Information shown:
----------
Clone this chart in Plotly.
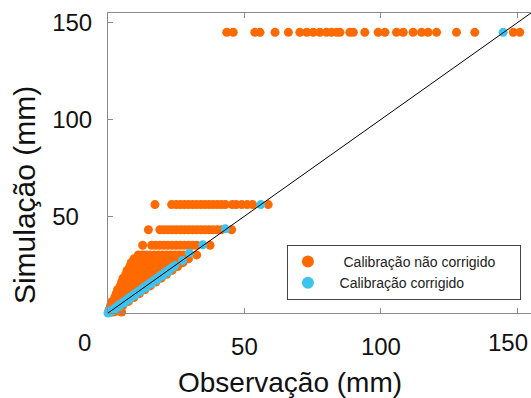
import plotly.graph_objects as go

# ---------------- data ----------------
# Orange: "Calibração não corrigido" -- rows of equal simulated value (mm)
row_sim = [145, 56, 43, 35, 30, 28, 26, 24, 22, 20, 18, 16, 14, 12, 10, 8, 6, 4, 2, 1, 0.5]
row_obs = [
    [43.5, 45.9, 53.8, 55.7, 61.2, 66.1, 70.3, 72.8, 75.2, 77.6, 80.1, 81.9, 83.8, 85.0,
     88.6, 89.9, 94.1, 99.0, 101.5, 105.7, 108.2, 111.8, 114.9, 117.3, 120.4, 127.7,
     134.4, 148.5, 150.9],
    [17.2, 23.3, 25.0, 26.5, 28.0, 29.5, 31.0, 32.5, 34.0, 35.5, 37.0, 38.5, 40.0, 41.5,
     43.0, 45.5, 47.0, 49.0, 51.0, 53.0, 58.7],
    [14.8, 19.0, 20.5, 22.0, 23.5, 25.0, 26.5, 28.0, 29.5, 31.0, 32.5, 34.0, 35.5, 37.0,
     38.5, 40.0, 41.5, 45.3],
    [12.7, 16.0, 17.5, 19.0, 20.5, 22.0, 23.5, 25.0, 26.5, 28.0, 29.5, 31.0, 32.5, 37.4],
    [11.1, 12.5, 14.0, 15.5, 17.0, 18.5, 20.0, 21.5, 23.0, 24.5, 26.0, 27.5, 29.0, 32.5],
    [9.5, 11.0, 12.5, 14.0, 15.5, 17.0, 18.5, 20.0, 21.5, 23.0, 24.5, 26.0, 27.0, 29.5],
    [8.5, 10.0, 11.5, 13.0, 14.5, 16.0, 17.5, 19.0, 20.5, 22.0, 23.5, 25.0, 27.5],
    [8.0, 9.5, 11.0, 12.5, 14.0, 15.5, 17.0, 18.5, 20.0, 21.5, 23.0, 25.5],
    [7.0, 8.5, 10.0, 11.5, 13.0, 14.5, 16.0, 17.5, 19.0, 20.5, 23.5],
    [6.5, 8.0, 9.5, 11.0, 12.5, 14.0, 15.5, 17.0, 18.5, 21.5],
    [5.5, 7.0, 8.5, 10.0, 11.5, 13.0, 14.5, 16.0, 17.0, 19.5],
    [5.0, 6.5, 8.0, 9.5, 11.0, 12.5, 14.0, 15.0, 17.5],
    [4.5, 6.0, 7.5, 9.0, 10.5, 12.0, 13.0, 15.5],
    [3.5, 5.0, 6.5, 8.0, 9.5, 11.0, 13.5],
    [3.0, 4.5, 6.0, 7.5, 9.0, 11.5],
    [2.5, 4.0, 5.5, 7.0, 9.5],
    [1.5, 3.0, 4.5, 5.5, 7.5],
    [1.0, 2.0, 3.0, 5.5],
    [0.5, 1.5, 3.5, 4.5],
    [2.5, 3.5],
    [1.0, 2.0, 5.0],
]

# Blue: "Calibração corrigido"
blue_obs = [0.0, 0.6, 0.2, 1.5, 2.5, 3.5, 4.5, 5.5, 6.5, 7.5, 8.5, 9.5, 10.5, 11.5, 12.5,
            13.5, 14.5, 15.5, 16.5, 17.5, 18.5, 19.5, 20.5, 21.5, 22.5, 23.5, 24.5,
            2.0, 4.0, 6.0, 8.0, 10.0, 12.0, 14.0, 16.0, 18.0, 20.0, 22.0,
            27.3, 29.8, 34.7, 43.0, 56.0, 144.8]
blue_sim = [0.0, 0.3, 0.8, 1.5, 2.5, 3.5, 4.5, 5.5, 6.5, 7.5, 8.5, 9.5, 10.5, 11.5, 12.5,
            13.5, 14.5, 15.5, 16.5, 17.5, 18.5, 19.5, 20.5, 21.5, 22.5, 23.5, 24.5,
            1.2, 3.2, 5.2, 7.2, 9.2, 11.2, 13.2, 15.2, 17.2, 19.2, 21.2,
            27.1, 30.9, 35.2, 43.5, 56.0, 145.0]

line_x = [0, 160]
line_y = [0, 160]

x_ticks = [0, 50, 100, 150]
y_ticks = [50, 100, 150]

ORANGE = "#ff6a00"
BLUE = "#3ec3ef"
FONT = "Liberation Sans, Arial, sans-serif"

orange_x, orange_y = [], []
for s, obs in zip(row_sim, row_obs):
    for o in obs:
        orange_x.append(o)
        orange_y.append(s)

fig = go.Figure()
fig.add_trace(go.Scatter(
    x=orange_x, y=orange_y, mode="markers",
    name="\u00a0\u00a0\u00a0\u00a0Calibração não corrigido\u00a0\u00a0\u00a0\u00a0\u00a0",
    marker=dict(color=ORANGE, size=9, line=dict(width=0)),
    cliponaxis=False,
))
fig.add_trace(go.Scatter(
    x=blue_obs, y=blue_sim, mode="markers",
    name="\u00a0\u00a0\u00a0Calibração corrigido",
    marker=dict(color=BLUE, size=9, line=dict(width=0)),
    cliponaxis=False,
))
fig.add_trace(go.Scatter(
    x=line_x, y=line_y, mode="lines", showlegend=False,
    line=dict(color="black", width=1),
))

axis_common = dict(
    showgrid=False, zeroline=False, showline=True, linecolor="#8a8a8a", linewidth=1,
    ticks="inside", ticklen=5, tickcolor="#8a8a8a", tickwidth=1,
    tickfont=dict(family=FONT, size=24, color="#111"),
)
fig.update_xaxes(
    range=[0, 155], tickvals=x_ticks, ticktext=["", "50", "100", ""],
    mirror="ticks", ticklabelstandoff=12, **axis_common,
)
fig.update_yaxes(
    range=[0, 155], tickvals=y_ticks, ticktext=["50\u2007", "100", "150"],
    mirror=False, ticklabelstandoff=10, **axis_common,
)

tick_font = dict(family=FONT, size=24, color="#111")
fig.update_layout(
    width=531, height=398,
    margin=dict(l=108, r=0, t=13, b=85),
    paper_bgcolor="white", plot_bgcolor="white",
    font=dict(family=FONT, color="#111"),
    legend=dict(
        x=0.423, y=0.227, xanchor="left", yanchor="top",
        bgcolor="white", bordercolor="#444", borderwidth=1,
        font=dict(family=FONT, size=14, color="#222"),
        tracegroupgap=0, itemsizing="constant",
    ),
    annotations=[
        dict(text="0", xref="paper", yref="paper", x=-0.0556, y=-0.097,
             xanchor="center", yanchor="middle", showarrow=False, font=tick_font),
        dict(text="150", xref="paper", yref="paper", x=0.945, y=-0.097,
             xanchor="center", yanchor="middle", showarrow=False, font=tick_font),
        dict(text="Observação (mm)", xref="paper", yref="paper", x=0.43, y=-0.23,
             xanchor="center", yanchor="middle", showarrow=False,
             font=dict(family=FONT, size=28, color="#111")),
        dict(text="Simulação (mm)", xref="paper", yref="paper", x=-0.1986, y=0.393,
             xanchor="center", yanchor="middle", showarrow=False, textangle=-90,
             font=dict(family=FONT, size=30, color="#111")),
    ],
)

fig.write_html("out.html")
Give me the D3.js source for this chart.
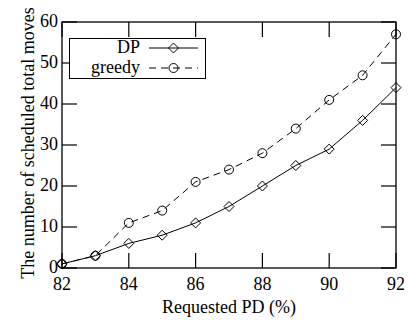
<!DOCTYPE html>
<html>
<head>
<meta charset="utf-8">
<script src="https://cdn.jsdelivr.net/npm/d3@7"></script>
<style>
  body { margin: 0; background: #fff; }
  text { font-family: "Liberation Serif", "Times New Roman", Times, "DejaVu Serif", serif; }
</style>
</head>
<body>
<svg id="canvas" width="417" height="325"></svg>
<script>
// requested PD values on the x axis
const PD = [82, 83, 84, 85, 86, 87, 88, 89, 90, 91, 92];
const DP_MOVES = [1, 3, 6, 8, 11, 15, 20, 25, 29, 36, 44];
const GREEDY_MOVES = [1, 3, 11, 14, 21, 24, 28, 34, 41, 47, 57];
const X_TICKS = [82, 84, 86, 88, 90, 92];
const Y_TICKS = [0, 10, 20, 30, 40, 50, 60];
const SERIES = ["DP", "greedy"];

const CANVAS = d3.select("#canvas");
const M = { left: 62, right: 396, top: 22, bottom: 268 };
const TICK = 15;
const FONT = "'Liberation Serif', 'Times New Roman', Times, serif";

var x = d3.scaleLinear().domain([82, 92]).range([M.left, M.right]);
var y = d3.scaleLinear().domain([0, 60]).range([M.bottom, M.top]);

/**
 * draws a diamond or circle marker at (cx, cy)
 */
function drawMarker(g, kind, cx, cy) {
  if (kind === "DP") {
    g.append("path")
      .attr("d", `M${cx},${cy - 5}L${cx + 5},${cy}L${cx},${cy + 5}L${cx - 5},${cy}Z`)
      .attr("fill", "none")
      .attr("stroke", "#000")
      .attr("stroke-width", 1);
  } else {
    g.append("circle")
      .attr("cx", cx).attr("cy", cy).attr("r", 4.5)
      .attr("fill", "none")
      .attr("stroke", "#000")
      .attr("stroke-width", 1);
  }
}

// ticks (inward, on all four sides)
var ticks = CANVAS.append("g").attr("stroke", "#000").attr("stroke-width", 1.2);
X_TICKS.forEach(function (t) {
  ticks.append("line").attr("x1", x(t)).attr("x2", x(t)).attr("y1", M.bottom).attr("y2", M.bottom - TICK);
  ticks.append("line").attr("x1", x(t)).attr("x2", x(t)).attr("y1", M.top).attr("y2", M.top + TICK);
});
Y_TICKS.forEach(function (t) {
  ticks.append("line").attr("x1", M.left).attr("x2", M.left + TICK).attr("y1", y(t)).attr("y2", y(t));
  ticks.append("line").attr("x1", M.right).attr("x2", M.right - TICK).attr("y1", y(t)).attr("y2", y(t));
});

// tick labels
CANVAS.append("g").selectAll("text").data(X_TICKS).join("text")
  .attr("x", d => x(d)).attr("y", M.bottom + 22)
  .attr("text-anchor", "middle")
  .attr("font-family", FONT)
  .attr("font-size", 18)
  .text(d => d);

CANVAS.append("g").selectAll("text").data(Y_TICKS).join("text")
  .attr("x", M.left - 4).attr("y", d => y(d) + 5)
  .attr("text-anchor", "end")
  .attr("font-family", FONT)
  .attr("font-size", 18)
  .text(d => d);

// axis titles
CANVAS.append("text")
  .attr("x", (M.left + M.right) / 2).attr("y", 313)
  .attr("text-anchor", "middle")
  .attr("font-family", FONT)
  .attr("font-size", 18)
  .text("Requested PD (%)");

CANVAS.append("text")
  .attr("transform", `translate(34,${(M.top + M.bottom) / 2 - 2}) rotate(-90)`)
  .attr("text-anchor", "middle")
  .attr("font-family", FONT)
  .attr("font-size", 18)
  .text("The number of scheduled total moves");

// series lines and markers
var line = d3.line().x((d, i) => x(PD[i])).y(d => y(d));
[DP_MOVES, GREEDY_MOVES].forEach(function (vals, k) {
  var g = CANVAS.append("g");
  g.append("path")
    .attr("d", line(vals))
    .attr("fill", "none")
    .attr("stroke", "#000")
    .attr("stroke-width", 1)
    .attr("stroke-dasharray", k === 1 ? "7,5" : null);
  vals.forEach(function (v, i) { drawMarker(g, SERIES[k], x(PD[i]), y(v)); });
});

// frame
CANVAS.append("rect")
  .attr("x", M.left).attr("y", M.top)
  .attr("width", M.right - M.left).attr("height", M.bottom - M.top)
  .attr("fill", "none").attr("stroke", "#000").attr("stroke-width", 1.3);

// legend
var leg = CANVAS.append("g");
leg.append("rect")
  .attr("x", 69.5).attr("y", 38.5).attr("width", 136).attr("height", 40)
  .attr("fill", "#fff").attr("stroke", "#000").attr("stroke-width", 1);
SERIES.forEach(function (s, k) {
  var ly = 48 + k * 20;
  leg.append("text")
    .attr("x", 140).attr("y", ly + 5)
    .attr("text-anchor", "end")
    .attr("font-family", FONT)
    .attr("font-size", 18)
    .text(s);
  leg.append("line")
    .attr("x1", 149).attr("x2", 198).attr("y1", ly).attr("y2", ly)
    .attr("stroke", "#000").attr("stroke-width", 1)
    .attr("stroke-dasharray", k === 1 ? "7,5" : null);
  drawMarker(leg, s, 173.5, ly);
});
</script>
</body>
</html>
----------
Set exercise: Please take the lines from the beginning of the data above through the line holding "import plotly.graph_objects as go" and transcribe them exactly, without any pictures.

Task response:
Clone this chart in Plotly.
import plotly.graph_objects as go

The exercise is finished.